THE BACKWARD REVIEWER
William F. Deeck


GEOFFRET HOMES Forty Whacks

  GEOFFREY HOMES – Forty Whacks. William Morrow & Co., hardcover, 1941. Reprinted in paperback as Stiffs Don’t Vote, Bantam #117, 1947. Film: Warner Brothers, 1944, as Crime by Night.

   Private detectives Humphrey Campbell, milk drinker and accordion player, and his boss, Oscar Morgan, who likes much stronger stuff, have left Los Angeles under some pressure and have relocated in Joaquin, California, to the distress of some people.
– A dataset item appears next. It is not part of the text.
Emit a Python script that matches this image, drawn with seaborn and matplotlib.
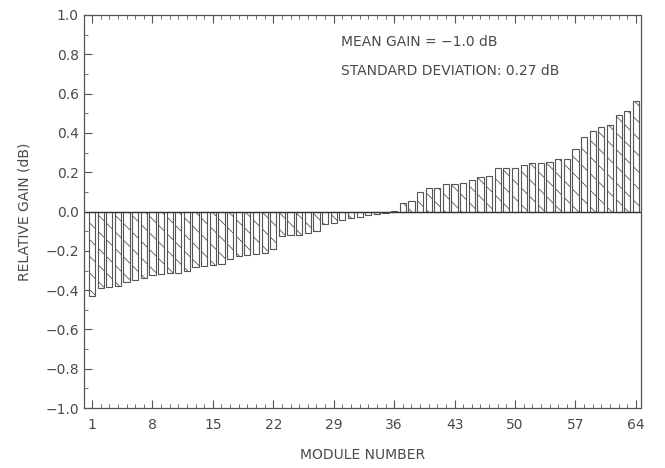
import numpy as np
import pandas as pd
import matplotlib
matplotlib.use("Agg")
import matplotlib.pyplot as plt
import seaborn as sns
from matplotlib.ticker import MultipleLocator, FixedLocator

modules = list(range(1, 65))
gains = [-0.43, -0.39, -0.385, -0.38, -0.36, -0.35, -0.34, -0.325, -0.32, -0.315,
         -0.315, -0.30, -0.28, -0.275, -0.27, -0.265, -0.24, -0.225, -0.22, -0.215,
         -0.21, -0.19, -0.125, -0.12, -0.12, -0.11, -0.10, -0.065, -0.06, -0.045,
         -0.035, -0.03, -0.02, -0.015, -0.005, 0.005, 0.045, 0.055, 0.10, 0.12,
         0.12, 0.14, 0.14, 0.145, 0.16, 0.175, 0.18, 0.22, 0.22, 0.22,
         0.235, 0.245, 0.245, 0.25, 0.265, 0.265, 0.32, 0.38, 0.41, 0.43,
         0.44, 0.49, 0.51, 0.56]
xtick_vals = [1, 8, 15, 22, 29, 36, 43, 50, 57, 64]
ytick_vals = [-1.0, -0.8, -0.6, -0.4, -0.2, 0.0, 0.2, 0.4, 0.6, 0.8, 1.0]
annotations = ["MEAN GAIN = \u22121.0 dB", "STANDARD DEVIATION: 0.27 dB"]

df = pd.DataFrame({"module": modules, "gain": gains})

sns.set_style("white")
plt.rcParams["font.family"] = ["DejaVu Sans"]
plt.rcParams["hatch.linewidth"] = 0.6
plt.rcParams["hatch.color"] = "#777777"

fig = plt.figure(figsize=(6.65, 4.68), dpi=100)
ax = fig.add_axes([0.126, 0.128, 0.838, 0.84])

sns.barplot(data=df, x="module", y="gain", native_scale=True, ax=ax,
            color="white", edgecolor="#555555", linewidth=0.8, width=0.72,
            errorbar=None)
for p in ax.patches:
    p.set_hatch("\\\\")

ax.axhline(0, color="#333333", lw=1.0)
ax.set_xlim(0.05, 64.6)
ax.set_ylim(-1.0, 1.0)

ax.xaxis.set_major_locator(FixedLocator(xtick_vals))
ax.xaxis.set_minor_locator(MultipleLocator(1))
ax.set_xticklabels([str(v) for v in xtick_vals])
ax.yaxis.set_major_locator(FixedLocator(ytick_vals))
ax.yaxis.set_minor_locator(MultipleLocator(0.1))
ax.set_yticklabels([f"{v:.1f}".replace("-", "\u2212") for v in ytick_vals])

ax.tick_params(axis="both", which="both", direction="in", colors="#555555",
               labelcolor="#4a4a4a", labelsize=10, top=True, bottom=True, left=True, right=False)
ax.tick_params(axis="both", which="major", length=6, width=0.8)
ax.tick_params(axis="both", which="minor", length=3, width=0.6)
ax.tick_params(axis="x", pad=7)

for s in ax.spines.values():
    s.set_color("#555555")
    s.set_linewidth(0.9)

ax.set_xlabel("MODULE NUMBER", fontsize=10, color="#4a4a4a", labelpad=12)
ax.set_ylabel("RELATIVE GAIN (dB)", fontsize=10, color="#4a4a4a", labelpad=10)

ax.text(0.462, 0.93, annotations[0], transform=ax.transAxes, fontsize=10, color="#4a4a4a", va="center")
ax.text(0.462, 0.857, annotations[1], transform=ax.transAxes, fontsize=10, color="#4a4a4a", va="center")

fig.savefig("out.png", dpi=100)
   With the exception of threats from the city’s district attorney, business starts out well, with a request to locate Joseph Borden, pianist. Campbell, the leg man and the brain man of the agency, at least in this novel, finds Borden, who is minus one hand, which hand was chopped off by his mother-in-law, Mrs. Gertrude Peck, the publisher of the city’s only newspaper. When the mother-in-law is found, first by Borden, considerably chopped up, the police believe Borden did it in revenge.

GEOFFRET HOMES Forty Whacks

   There were, however, many other people who had no love for Mrs. Peck. In the midst of a political campaign, she had endorsed first one candidate for mayor and then another, both of them corrupt. One of the rewrite men on the newspaper said that all the employees were suspects. Her lodge, where she was killed, was as busy as an airline terminal what with people who feared or loathed her visiting just prior to her murder.

   Campbell solves the case, to my complete dissatisfaction. Not one of the better investigations of Morgan and Campbell, who can be compared to Frank Gruber’s Johnny Fletcher and Sam Cragg but are not nearly as amusing.

   (The title change by the paperback publisher indicates that even in 1947 the memory of Lizzie Borden had waned. Forty Whacks had that title because one of the character was named Borden and an ax was the murder weapon. The rhyme “Joseph Borden took an ax,/ Gave his mother-in-law forty whacks” keeps running through Campbell’s head. For those who may not know about the fascinating Lizzie Borden case, I highly recommend Victoria Lincoln’s A Private Disgrace: Lizzie Borden by Daylight, reprinted by International Polygonics in 1986.)

— From The MYSTERY FANcier, Vol. 10, No. 1, Winter 1988.